Why then should we, unlike the NCBA, make any accommodation with the purveyors of fake beef? They look to profit by discouraging the raising of real beef and spreading the false notion that cattle harm the environment. Their advertisements deliberately look to harm ranchers and cattle feeders and the New York Times is doing a disservice to their readers by perpetuating this false propaganda.

For instance, this quote by David Kaplan, an expert on cellular agriculture at Tufts University is totally misleading: “There is no way we can sustain healthy food the way we’re doing today with livestock production, because we just don’t have the land and the resources … We need alternative options.”
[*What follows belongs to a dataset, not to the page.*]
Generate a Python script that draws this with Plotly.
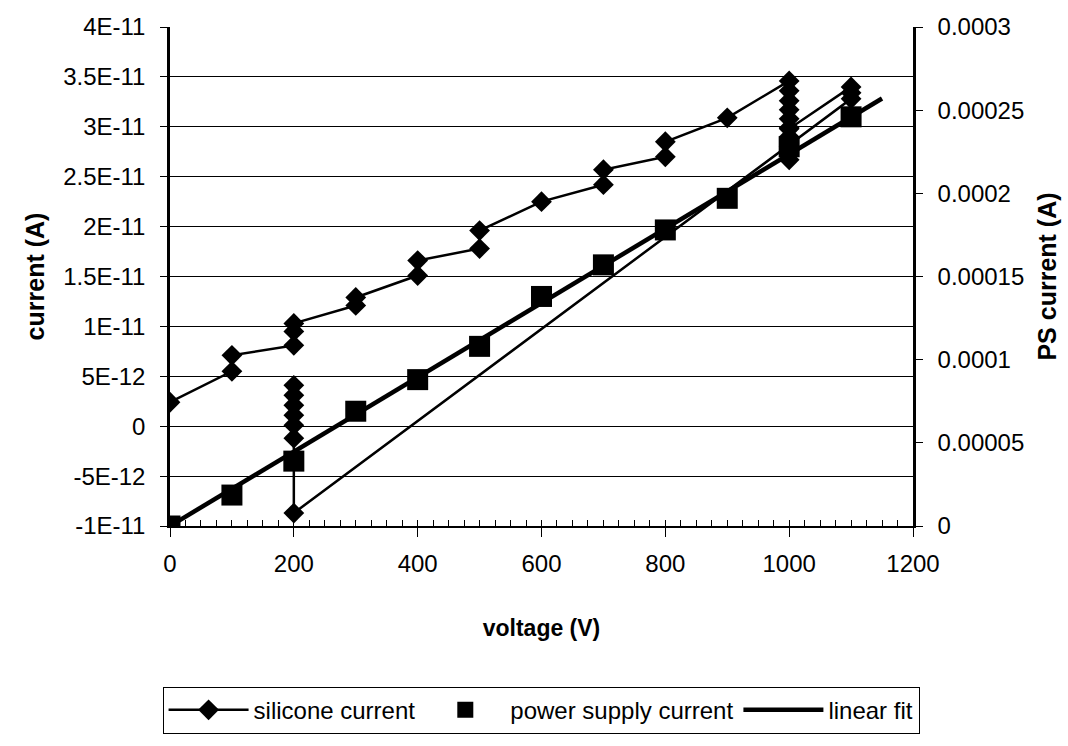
import plotly.graph_objects as go

# silicone current (left axis, A) in measurement order
si_v = [0, 100, 100, 200, 200, 200, 300, 300, 400, 400, 500, 500, 600, 700, 700, 800, 800, 900,
        1000, 1000, 1000, 1000, 1000, 1000, 1000, 1000, 1000, 1000,
        1100, 1100, 1100,
        200, 200, 200, 200, 200, 200, 200]
si_i = [2.4e-12, 5.5e-12, 7.1e-12, 8.1e-12, 9.5e-12, 10.3e-12, 12.1e-12, 12.9e-12, 15.1e-12, 16.6e-12,
        17.8e-12, 19.6e-12, 22.5e-12, 24.2e-12, 25.7e-12, 27.0e-12, 28.5e-12, 30.9e-12,
        34.6e-12, 33.6e-12, 32.6e-12, 31.7e-12, 30.8e-12, 29.9e-12, 29.0e-12, 28.0e-12, 26.7e-12, 29.8e-12,
        34.0e-12, 33.4e-12, 32.8e-12,
        -8.7e-12, -1.2e-12, 0.1e-12, 1.1e-12, 2.1e-12, 3.1e-12, 4.1e-12]

# power supply current (right axis, A)
ps_v = [0, 100, 200, 300, 400, 500, 600, 700, 800, 900, 1000, 1100]
ps_i = [0.0, 1.86e-5, 3.9e-5, 6.9e-5, 8.8e-5, 1.08e-4, 1.38e-4, 1.57e-4, 1.78e-4, 1.97e-4, 2.28e-4, 2.46e-4]

# linear fit of power supply current (end points)
fit_v = [0, 1150]
fit_i = [0.0, 2.57e-4]

left_vals = [4e-11, 3.5e-11, 3e-11, 2.5e-11, 2e-11, 1.5e-11, 1e-11, 5e-12, 0, -5e-12, -1e-11]
left_text = ["4E-11", "3.5E-11", "3E-11", "2.5E-11", "2E-11", "1.5E-11", "1E-11", "5E-12", "0", "-5E-12", "-1E-11"]
right_vals = [0.0003, 0.00025, 0.0002, 0.00015, 0.0001, 0.00005, 0]
right_text = ["0.0003", "0.00025", "0.0002", "0.00015", "0.0001", "0.00005", "0"]

FONT = "Arial, Liberation Sans, sans-serif"

fig = go.Figure()
fig.add_trace(go.Scatter(
    x=si_v, y=si_i, name="silicone current", mode="lines+markers",
    line=dict(color="black", width=2.5),
    marker=dict(symbol="diamond", size=16, color="black"),
))
fig.add_trace(go.Scatter(
    x=ps_v, y=ps_i, name="power supply current", mode="markers", yaxis="y2",
    marker=dict(symbol="square", size=21, color="black"),
))
fig.add_trace(go.Scatter(
    x=fit_v, y=fit_i, name="linear fit", mode="lines", yaxis="y2",
    line=dict(color="black", width=4.5),
))

fig.update_layout(
    width=1068, height=746,
    paper_bgcolor="white", plot_bgcolor="white",
    margin=dict(l=170, r=155, t=27, b=218),
    font=dict(family=FONT, size=24, color="black"),
    showlegend=True,
    legend=dict(
        orientation="h", x=-0.01, xanchor="left", y=-0.322, yanchor="top",
        bordercolor="black", borderwidth=1, font=dict(size=24),
        itemwidth=80,
    ),
    xaxis=dict(
        range=[0, 1200], tickmode="linear", tick0=0, dtick=200,
        ticks="outside", ticklen=9, tickwidth=1, tickcolor="black",
        showline=True, linecolor="black", linewidth=2, showgrid=False, zeroline=False,
        minor=dict(dtick=25, tick0=0, ticks="inside", ticklen=6, tickcolor="black", tickwidth=1, showgrid=False),
        ticklabelstandoff=6,
        title=dict(text="<b>voltage (V)</b>", font=dict(size=23), standoff=44),
        tickfont=dict(size=24), automargin=False,
    ),
    yaxis=dict(
        range=[-1e-11, 4e-11], tickvals=left_vals, ticktext=left_text,
        ticks="outside", ticklen=7, tickcolor="black",
        showline=True, linecolor="black", linewidth=2.5,
        showgrid=True, gridcolor="black", gridwidth=1, zeroline=False,
        ticklabelstandoff=10,
        title=dict(text="<b>current (A)</b>", font=dict(size=25), standoff=12),
        tickfont=dict(size=24), automargin=False,
    ),
    yaxis2=dict(
        range=[0, 0.0003], tickvals=right_vals, ticktext=right_text,
        overlaying="y", side="right",
        ticks="outside", ticklen=7, tickcolor="black",
        showline=True, linecolor="black", linewidth=2.5,
        showgrid=False, zeroline=False,
        ticklabelstandoff=10,
        title=dict(text="<b>PS current (A)</b>", font=dict(size=25), standoff=16),
        tickfont=dict(size=24), automargin=False,
    ),
)

fig.write_html("out.html", config={"displayModeBar": False},
               post_script="document.body.style.margin='0';")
Dr. Kaplan appears to have professional and financial incentives to promote fake beef while denigrating natural beef. Just because he is a distinguished academician does not make fake beef a necessary “alternative option.”  The authors of this article are trying to put lipstick on this pig by trotting out an academic who’s opinion is far from unbiased.

Grass lands cover at least 25% of the world. Grazing animals co-evolved, with the grass itself and are, therefore, dependent upon each other in order to flourish. For the past 10,500 years, domesticated livestock, rangelands, and human beings have been co-dependent and nothing has changed that dynamic. We don’t suddenly need “an alternative” to animal husbandry because the grass lands in much of the world are producing grass and feeding livestock much as they always have.
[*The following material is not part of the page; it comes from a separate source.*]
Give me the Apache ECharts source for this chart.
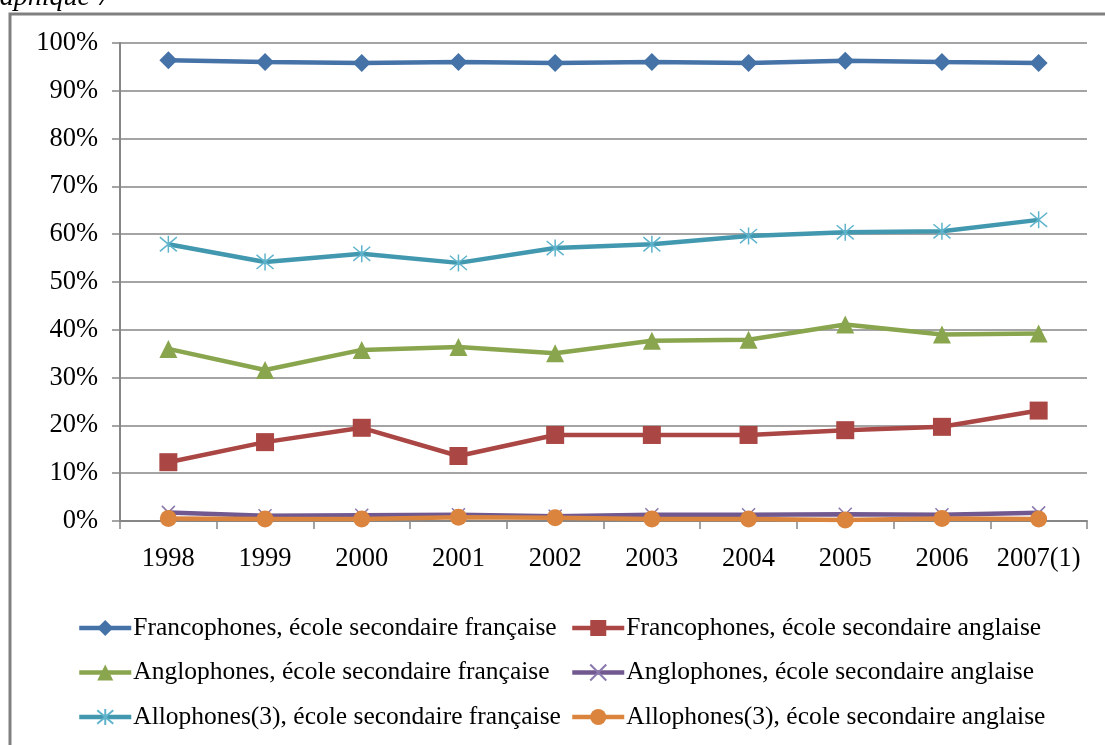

Granted there has spread an “urban legend” that cattle are somehow uniquely destructive to the environment and atmosphere. People believe it because they know little about the science/art of range management or the biochemical basis of grass-based animal nutrition. It does not help that otherwise reputable news organizations such as the New York times, are happy to spread the misinformation.  

Methane is a byproduct of the digestion of grass by the animals, insects, and organisms that consume those grasses (and other plant-based foods, such as trees). It has always been thus, and nothing we do can alter this. If cows were for some reason eliminated from the rangelands, other animals, insects, and organisms would consume and digest that grass just the same. Methane would still be released.  But that methane would continue to recycle back to carbon dioxide, which in turn would be reused to grow more plants. This is the cycle of life, and it is a colossal waste of time to think that suppressing cattle would have any beneficial effect.

However, some people have a vested interest in spreading this lie, and some of those people are the ones who want to sell you fake beef as a healthful alternative. Many consumers want beef raised with no hormones and antibiotics. It is indeed possible to raise cattle without ever giving them a hormone implant or an antibiotic. However, it is not possible to grow cell cultured beef without artificial hormones and antibiotics.

The good news in all of this, is that the cell cultured variety of fake beef is not even close to being price competitive. As for the vegetable versions of fake beef, consumers apparently don’t like it.